18. Reward and incentive

If you’ve decluttered successfully, no matter how much or how little, treat yourselves to something nice. A cup of tea and a biscuit, a dance around the room, take-away pizza, family film night. It doesn’t matter what you choose as long as it’s a treat for a productive declutter session (just try to make sure it’s not a trip to the shops to buy yet more stuff)!

It may take time to find what works for you, your spouse and your family. Go slow with them if you meet resistance, be persistent and use every opportunity you can to help them understand and reap the benefits of a more decluttered and simplified life.

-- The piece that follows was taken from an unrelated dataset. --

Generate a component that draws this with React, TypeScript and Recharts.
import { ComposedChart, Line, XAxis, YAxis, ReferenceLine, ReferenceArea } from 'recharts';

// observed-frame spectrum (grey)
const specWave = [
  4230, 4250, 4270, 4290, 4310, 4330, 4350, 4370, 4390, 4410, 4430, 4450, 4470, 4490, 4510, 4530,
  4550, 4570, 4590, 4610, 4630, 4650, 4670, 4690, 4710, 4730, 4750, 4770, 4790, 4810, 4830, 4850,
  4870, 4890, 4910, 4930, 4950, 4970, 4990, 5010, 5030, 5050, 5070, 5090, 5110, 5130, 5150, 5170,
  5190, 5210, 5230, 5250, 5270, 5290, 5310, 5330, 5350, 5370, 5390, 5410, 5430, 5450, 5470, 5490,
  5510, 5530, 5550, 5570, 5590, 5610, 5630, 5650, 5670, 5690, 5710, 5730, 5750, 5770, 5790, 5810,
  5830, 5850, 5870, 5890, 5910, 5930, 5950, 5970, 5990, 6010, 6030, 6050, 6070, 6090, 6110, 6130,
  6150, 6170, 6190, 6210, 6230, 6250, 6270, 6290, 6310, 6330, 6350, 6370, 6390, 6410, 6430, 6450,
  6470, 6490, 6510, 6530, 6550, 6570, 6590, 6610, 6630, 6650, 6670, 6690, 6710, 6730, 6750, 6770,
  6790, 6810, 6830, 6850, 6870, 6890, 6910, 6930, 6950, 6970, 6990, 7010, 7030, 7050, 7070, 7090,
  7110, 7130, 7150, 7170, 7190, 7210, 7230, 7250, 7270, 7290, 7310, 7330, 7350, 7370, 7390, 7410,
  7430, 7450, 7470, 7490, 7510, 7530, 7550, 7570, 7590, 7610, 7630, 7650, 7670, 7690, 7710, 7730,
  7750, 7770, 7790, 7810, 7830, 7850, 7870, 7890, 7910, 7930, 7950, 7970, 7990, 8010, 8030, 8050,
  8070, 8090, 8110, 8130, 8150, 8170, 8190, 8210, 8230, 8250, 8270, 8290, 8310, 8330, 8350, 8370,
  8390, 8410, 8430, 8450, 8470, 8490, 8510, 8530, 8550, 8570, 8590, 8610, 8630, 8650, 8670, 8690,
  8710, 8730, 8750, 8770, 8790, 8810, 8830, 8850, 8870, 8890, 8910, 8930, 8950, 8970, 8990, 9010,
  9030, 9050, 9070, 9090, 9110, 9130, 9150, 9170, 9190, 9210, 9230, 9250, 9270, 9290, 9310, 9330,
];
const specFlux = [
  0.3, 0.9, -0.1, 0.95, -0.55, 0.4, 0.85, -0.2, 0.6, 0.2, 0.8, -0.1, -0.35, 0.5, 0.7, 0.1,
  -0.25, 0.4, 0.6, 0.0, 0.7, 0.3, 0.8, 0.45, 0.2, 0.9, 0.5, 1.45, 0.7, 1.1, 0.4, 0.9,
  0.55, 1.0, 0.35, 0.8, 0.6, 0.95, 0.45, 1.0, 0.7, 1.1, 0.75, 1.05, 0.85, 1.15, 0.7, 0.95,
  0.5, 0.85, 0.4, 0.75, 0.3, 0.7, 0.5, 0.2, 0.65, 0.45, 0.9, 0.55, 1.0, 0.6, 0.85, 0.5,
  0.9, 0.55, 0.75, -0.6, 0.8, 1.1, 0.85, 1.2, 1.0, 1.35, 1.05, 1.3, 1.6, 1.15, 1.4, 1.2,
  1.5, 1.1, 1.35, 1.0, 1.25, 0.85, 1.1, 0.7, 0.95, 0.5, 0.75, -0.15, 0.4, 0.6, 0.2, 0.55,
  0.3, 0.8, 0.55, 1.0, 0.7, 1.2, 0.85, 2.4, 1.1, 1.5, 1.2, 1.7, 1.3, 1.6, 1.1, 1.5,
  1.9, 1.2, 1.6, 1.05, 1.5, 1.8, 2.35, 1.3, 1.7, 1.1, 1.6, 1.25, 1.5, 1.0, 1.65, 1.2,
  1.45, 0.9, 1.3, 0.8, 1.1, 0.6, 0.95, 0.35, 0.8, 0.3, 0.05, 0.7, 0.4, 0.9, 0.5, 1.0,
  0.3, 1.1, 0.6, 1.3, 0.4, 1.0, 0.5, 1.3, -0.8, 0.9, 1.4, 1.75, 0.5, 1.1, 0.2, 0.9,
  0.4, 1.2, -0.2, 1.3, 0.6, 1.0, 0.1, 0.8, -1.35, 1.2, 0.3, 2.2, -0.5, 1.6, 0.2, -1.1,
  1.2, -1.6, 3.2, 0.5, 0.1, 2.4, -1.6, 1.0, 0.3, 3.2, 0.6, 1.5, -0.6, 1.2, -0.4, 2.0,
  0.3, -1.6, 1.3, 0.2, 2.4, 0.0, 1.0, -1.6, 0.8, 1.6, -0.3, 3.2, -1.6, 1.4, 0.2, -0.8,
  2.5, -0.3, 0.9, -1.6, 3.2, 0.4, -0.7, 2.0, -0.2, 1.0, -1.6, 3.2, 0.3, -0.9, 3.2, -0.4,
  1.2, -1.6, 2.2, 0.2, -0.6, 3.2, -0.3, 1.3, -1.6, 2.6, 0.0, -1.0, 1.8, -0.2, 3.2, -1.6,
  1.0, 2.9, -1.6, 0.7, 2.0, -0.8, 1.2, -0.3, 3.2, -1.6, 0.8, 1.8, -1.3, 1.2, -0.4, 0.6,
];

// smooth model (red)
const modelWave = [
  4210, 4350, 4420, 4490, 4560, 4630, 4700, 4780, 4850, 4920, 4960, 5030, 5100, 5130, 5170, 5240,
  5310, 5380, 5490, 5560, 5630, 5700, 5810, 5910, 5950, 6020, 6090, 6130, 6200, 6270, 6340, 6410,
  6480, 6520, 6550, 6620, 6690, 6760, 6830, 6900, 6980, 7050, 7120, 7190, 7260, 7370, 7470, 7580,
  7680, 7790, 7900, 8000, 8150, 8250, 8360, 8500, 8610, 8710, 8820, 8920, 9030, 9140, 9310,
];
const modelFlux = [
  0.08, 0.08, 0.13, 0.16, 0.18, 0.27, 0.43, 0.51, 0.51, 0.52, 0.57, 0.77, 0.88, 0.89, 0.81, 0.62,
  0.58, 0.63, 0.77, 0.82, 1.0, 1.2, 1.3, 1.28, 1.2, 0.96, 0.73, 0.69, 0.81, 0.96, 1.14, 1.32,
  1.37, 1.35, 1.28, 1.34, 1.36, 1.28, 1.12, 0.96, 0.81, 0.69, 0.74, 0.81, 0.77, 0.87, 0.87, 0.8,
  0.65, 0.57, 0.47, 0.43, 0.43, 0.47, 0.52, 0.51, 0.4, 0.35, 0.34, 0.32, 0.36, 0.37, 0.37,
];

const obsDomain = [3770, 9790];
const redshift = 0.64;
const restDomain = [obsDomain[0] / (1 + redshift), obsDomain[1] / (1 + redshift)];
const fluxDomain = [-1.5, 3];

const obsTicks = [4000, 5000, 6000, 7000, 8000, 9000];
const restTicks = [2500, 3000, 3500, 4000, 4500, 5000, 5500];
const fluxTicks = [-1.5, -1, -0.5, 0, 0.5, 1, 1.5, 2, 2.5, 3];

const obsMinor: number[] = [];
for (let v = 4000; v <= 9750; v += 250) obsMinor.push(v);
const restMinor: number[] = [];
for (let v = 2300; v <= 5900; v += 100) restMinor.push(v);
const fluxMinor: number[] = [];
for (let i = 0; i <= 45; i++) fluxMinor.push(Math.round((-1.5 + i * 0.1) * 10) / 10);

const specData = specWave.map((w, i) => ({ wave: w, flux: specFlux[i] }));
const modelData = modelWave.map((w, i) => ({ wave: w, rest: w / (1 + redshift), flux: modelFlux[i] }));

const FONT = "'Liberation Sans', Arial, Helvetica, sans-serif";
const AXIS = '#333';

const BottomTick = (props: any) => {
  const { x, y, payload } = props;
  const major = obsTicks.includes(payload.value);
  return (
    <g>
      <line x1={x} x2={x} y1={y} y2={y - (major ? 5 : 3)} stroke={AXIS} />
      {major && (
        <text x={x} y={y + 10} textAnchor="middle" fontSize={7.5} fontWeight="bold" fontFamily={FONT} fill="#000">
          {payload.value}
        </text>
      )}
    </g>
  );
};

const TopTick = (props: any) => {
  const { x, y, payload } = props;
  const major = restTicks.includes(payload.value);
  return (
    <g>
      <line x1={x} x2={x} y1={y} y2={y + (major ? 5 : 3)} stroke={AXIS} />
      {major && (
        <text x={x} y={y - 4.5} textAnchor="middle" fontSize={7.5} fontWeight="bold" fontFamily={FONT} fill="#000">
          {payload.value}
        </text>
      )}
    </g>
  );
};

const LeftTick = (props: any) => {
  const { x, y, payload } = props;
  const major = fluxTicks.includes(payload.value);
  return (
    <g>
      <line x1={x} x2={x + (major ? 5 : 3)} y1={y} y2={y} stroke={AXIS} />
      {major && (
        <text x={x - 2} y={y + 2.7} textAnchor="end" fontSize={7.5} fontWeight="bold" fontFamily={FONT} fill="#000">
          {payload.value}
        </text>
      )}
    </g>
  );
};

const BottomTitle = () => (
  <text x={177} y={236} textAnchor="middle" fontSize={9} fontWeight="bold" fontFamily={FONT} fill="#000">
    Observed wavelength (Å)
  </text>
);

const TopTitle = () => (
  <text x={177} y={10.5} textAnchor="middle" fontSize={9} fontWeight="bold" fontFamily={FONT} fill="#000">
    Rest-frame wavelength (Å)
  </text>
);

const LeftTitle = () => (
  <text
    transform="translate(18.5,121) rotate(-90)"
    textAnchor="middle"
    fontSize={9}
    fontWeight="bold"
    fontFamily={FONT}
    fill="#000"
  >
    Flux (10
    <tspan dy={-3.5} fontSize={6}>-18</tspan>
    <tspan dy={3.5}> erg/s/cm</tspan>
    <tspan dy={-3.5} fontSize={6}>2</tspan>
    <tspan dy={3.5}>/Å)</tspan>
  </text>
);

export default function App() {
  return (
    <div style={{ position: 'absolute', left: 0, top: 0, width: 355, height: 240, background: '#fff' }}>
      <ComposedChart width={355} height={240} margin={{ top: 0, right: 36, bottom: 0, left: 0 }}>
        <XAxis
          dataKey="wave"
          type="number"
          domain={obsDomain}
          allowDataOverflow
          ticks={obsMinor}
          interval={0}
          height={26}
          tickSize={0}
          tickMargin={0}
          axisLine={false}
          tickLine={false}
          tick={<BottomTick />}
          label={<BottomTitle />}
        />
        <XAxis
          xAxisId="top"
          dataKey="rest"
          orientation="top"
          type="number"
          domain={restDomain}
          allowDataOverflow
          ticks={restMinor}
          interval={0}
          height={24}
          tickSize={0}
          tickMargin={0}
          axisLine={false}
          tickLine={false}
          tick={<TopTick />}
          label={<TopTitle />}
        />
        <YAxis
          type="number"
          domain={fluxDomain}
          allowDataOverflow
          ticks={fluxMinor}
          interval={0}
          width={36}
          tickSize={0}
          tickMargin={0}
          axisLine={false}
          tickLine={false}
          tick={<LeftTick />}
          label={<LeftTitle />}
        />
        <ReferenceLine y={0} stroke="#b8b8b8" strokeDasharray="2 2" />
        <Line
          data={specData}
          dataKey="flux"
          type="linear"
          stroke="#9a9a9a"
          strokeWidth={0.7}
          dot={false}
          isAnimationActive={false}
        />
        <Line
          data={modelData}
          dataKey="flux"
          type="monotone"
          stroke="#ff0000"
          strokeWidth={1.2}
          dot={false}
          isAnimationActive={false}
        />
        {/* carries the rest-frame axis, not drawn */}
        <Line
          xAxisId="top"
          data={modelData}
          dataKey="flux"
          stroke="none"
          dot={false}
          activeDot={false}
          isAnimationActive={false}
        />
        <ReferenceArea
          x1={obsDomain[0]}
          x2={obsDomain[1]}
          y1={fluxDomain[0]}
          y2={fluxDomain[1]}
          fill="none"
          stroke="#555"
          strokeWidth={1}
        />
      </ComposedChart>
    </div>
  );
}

They’re more likely to want to give it a try, even if it’s just baby steps (one gadget or stuffed toy at a time) and hopefully your family will thank you for it in the end!

RESOURCES TO HELP YOU DECLUTTER

If you’re keen to see and feel the benefits of decluttering yourself, here are some articles and resources to help you declutter your home and life.

Ia

Monday 3rd of February 2020

My husband invented 'just in case' ...

Small challenges seem to work though, like 'let's take 10 mins and see who can find the most items to get rid of'. Even if it's just a couple of t-shirts that don't fit anymore or some old pens, it's better than nothing!

Balance Through Simplicity

Monday 3rd of February 2020

Hi, yes I agree. That works in our household too! Small steps are better than none at all!

mewfranceMary Ellen

Saturday 15th of September 2018

When I go through a closet, bookcase, etc. I prepare a pile of things I think we no longer need. I tell everyone where it is, and give them a month to re-claim anything they want. They must find a tidy home for said item. Most times they don't get around to looking. This way, I'm covered if they miss something; they had their chance.

Balance Through Simplicity

Wednesday 26th of December 2018

Such a great idea and I love the fact that you cover your back! I know how difficult it is when others in the home aren't quite as keen on decluttering as you are!